Abdulkadir Canatar

28:03

Can you also consider Lp regularization in the loss here?

Haozhe Shan

30:13

Why do you need the Y term? Why not only use the tensor term in the loss function?

Jiaoyang Huang

45:10

For spiked tensor model, tensor unfolding performs better than AMP, can you do something like tensor unfolding in your setting?

Zhun Deng

46:27

If I remembered correctly(may be wrong), SGLD does not work well in practice for NN, while SGD does. For non-convex problem, SGLD does work under very strong assumptions, e.g. a paper from Rahklin, but they basically have strong assumptions make the problem very close to a convex one.

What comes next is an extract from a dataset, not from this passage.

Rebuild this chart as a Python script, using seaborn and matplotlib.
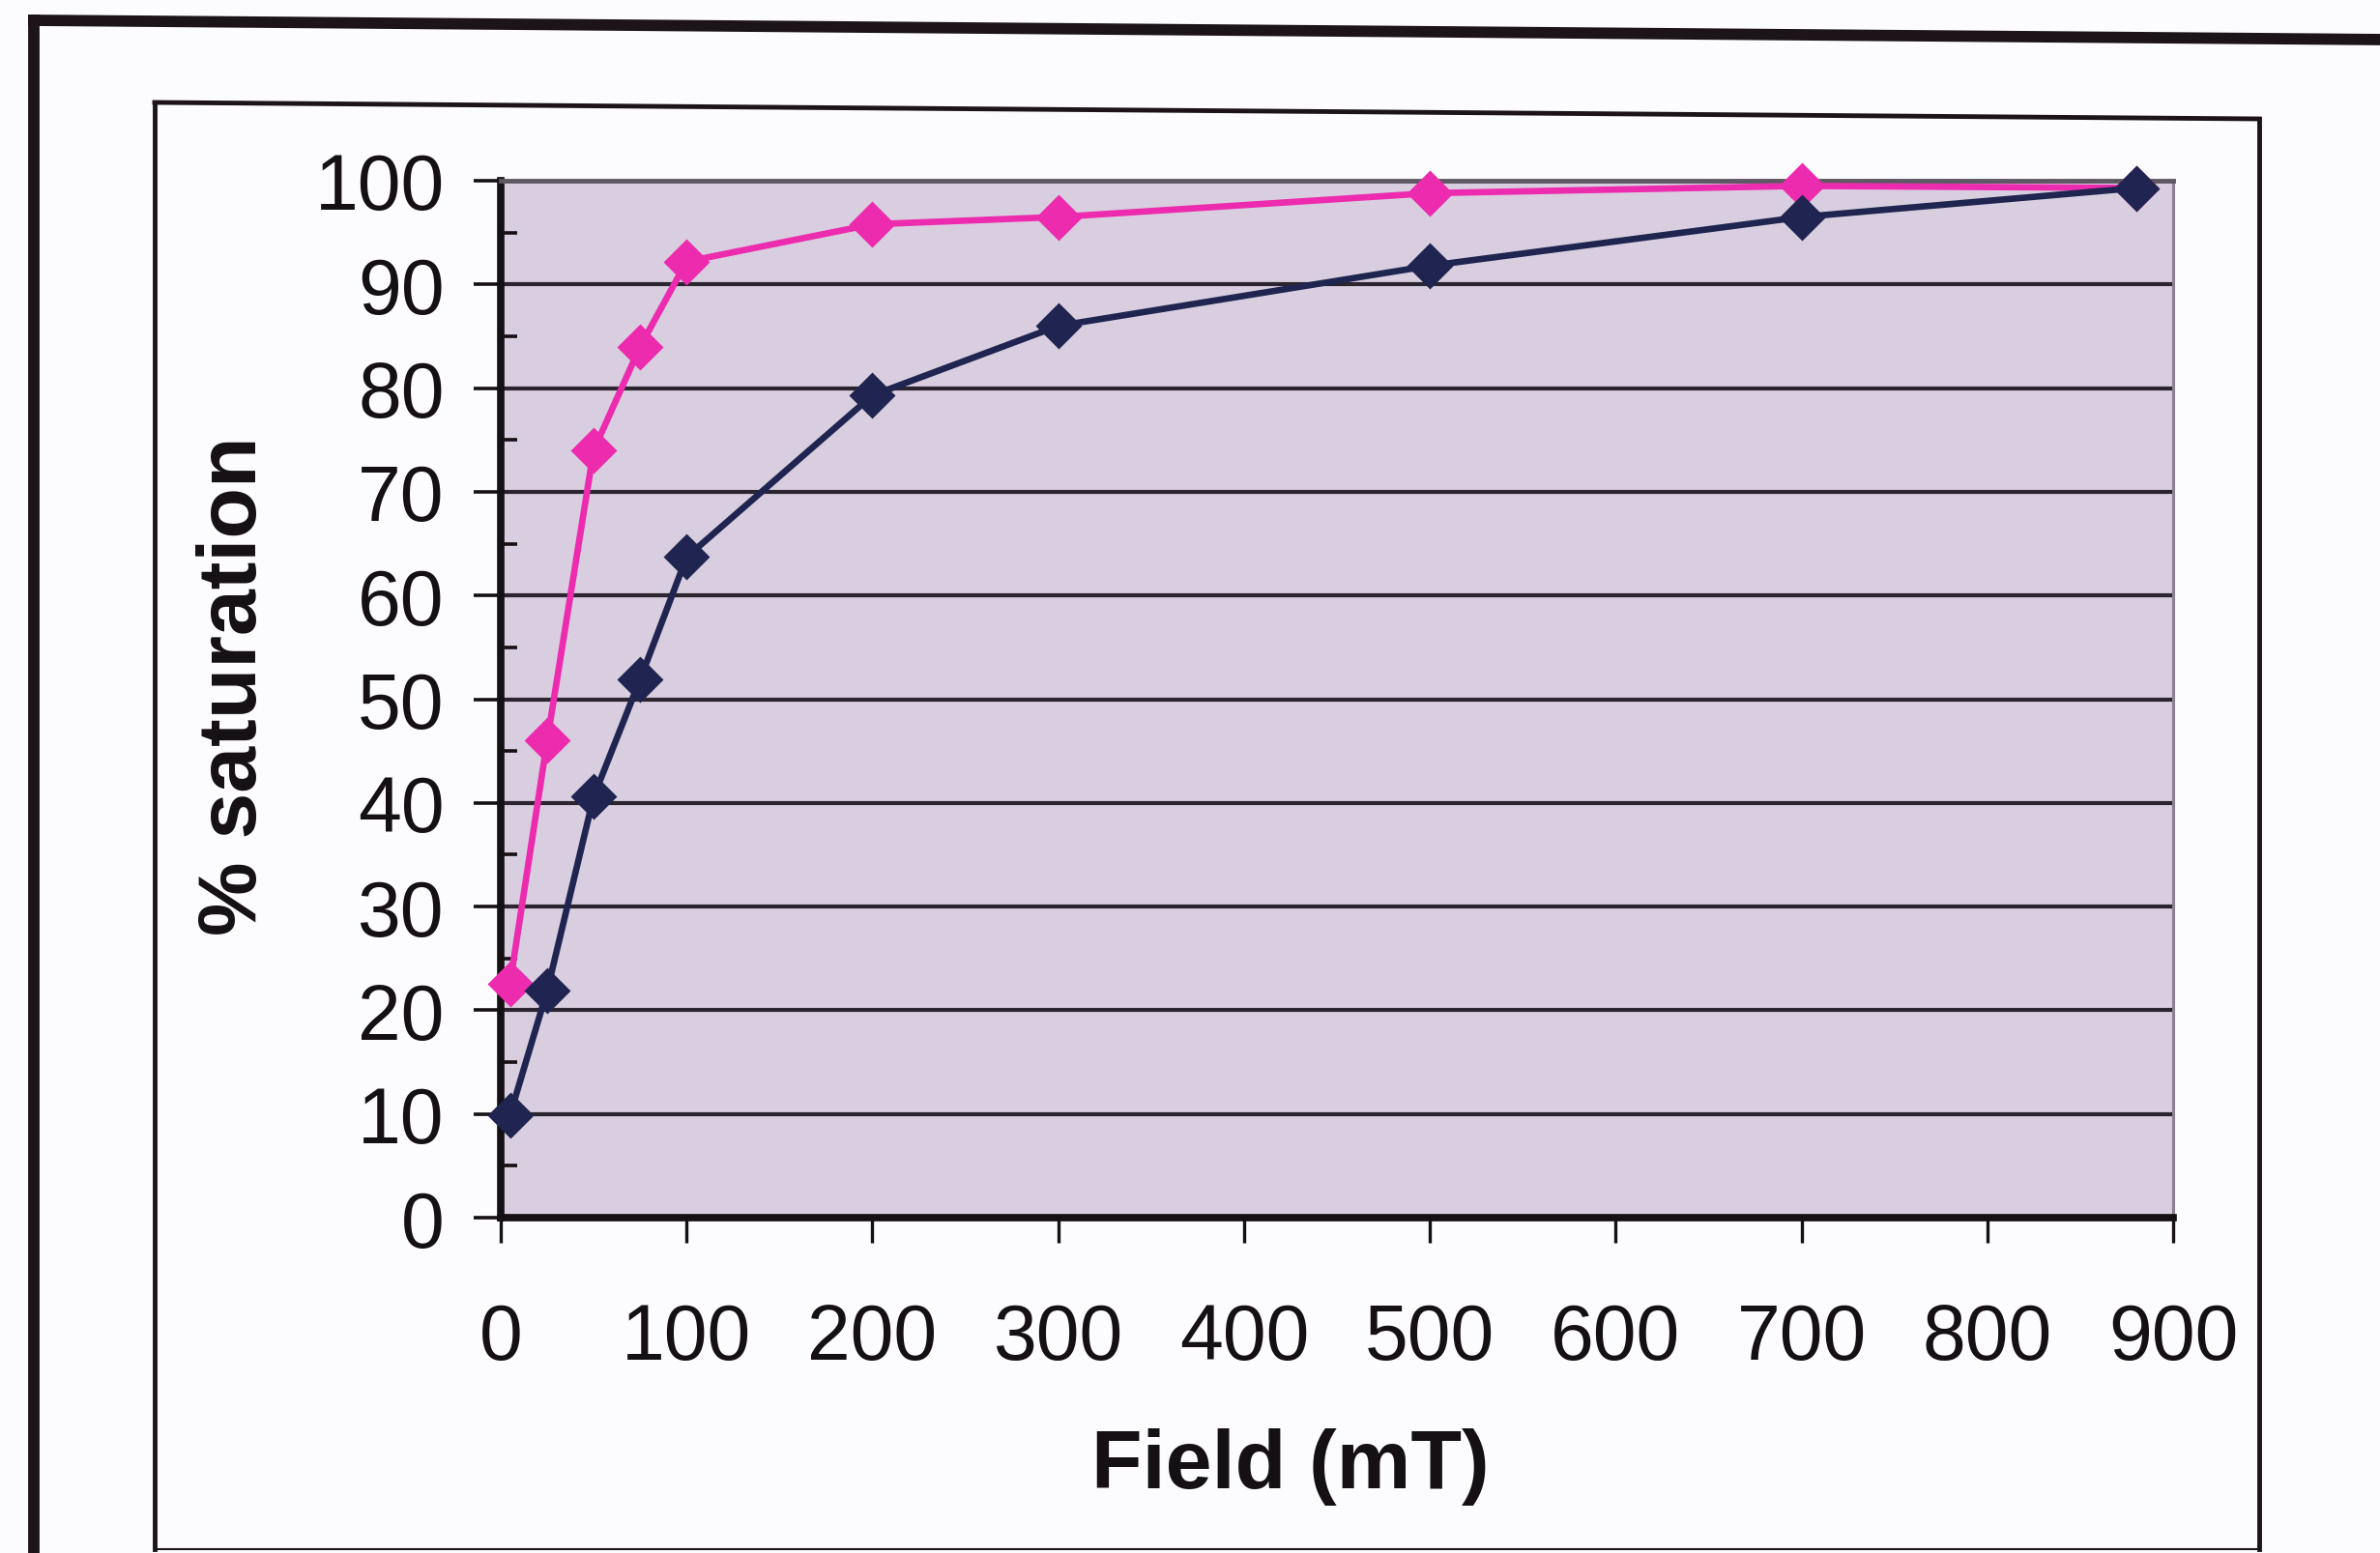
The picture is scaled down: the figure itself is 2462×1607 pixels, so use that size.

And tensor problem is highly structured, which could also be unfolded into a matrix which is a convex one.

Sidak Pal Singh

48:28

Here it seems that the noise is isotropic. However, when using SGD the noise is highly anisotropic (and has a structure similar to Fisher). Maybe I am missing something, but it looks like this model will not capture that aspect.

Chinmay

01:32:39

can we say something about generalization here?

Preetum Nakkiran

01:41:19

https://arxiv.org/abs/2010.08127

Boaz Barak

01:42:10

Co authors are Behnam Neyshabur and Hanie Sedghi

Sidak Pal Singh

01:47:41

^^ In the framework of above paper, can we imagine/hope that the data augmentation be selected in a particular manner that emulates the online learning scenario?

Preetum Nakkiran

01:51:15

^^ Yes this would approximately hold for very strong data-aug, trained for few steps. But the surprising part is, in many of our experiments we train until the Train Error ~ 0. So, the model itself is not in the “online” regime (since it fits the train set), although the test error behaves as if it were in the online regime.

Preetum Nakkiran

01:52:01

(Feel free to email me with any questions about the above: preetum@cs.harvard.edu)

Sidak Pal Singh

01:58:01

Interesting, I will look more in the paper and ping you. Thanks!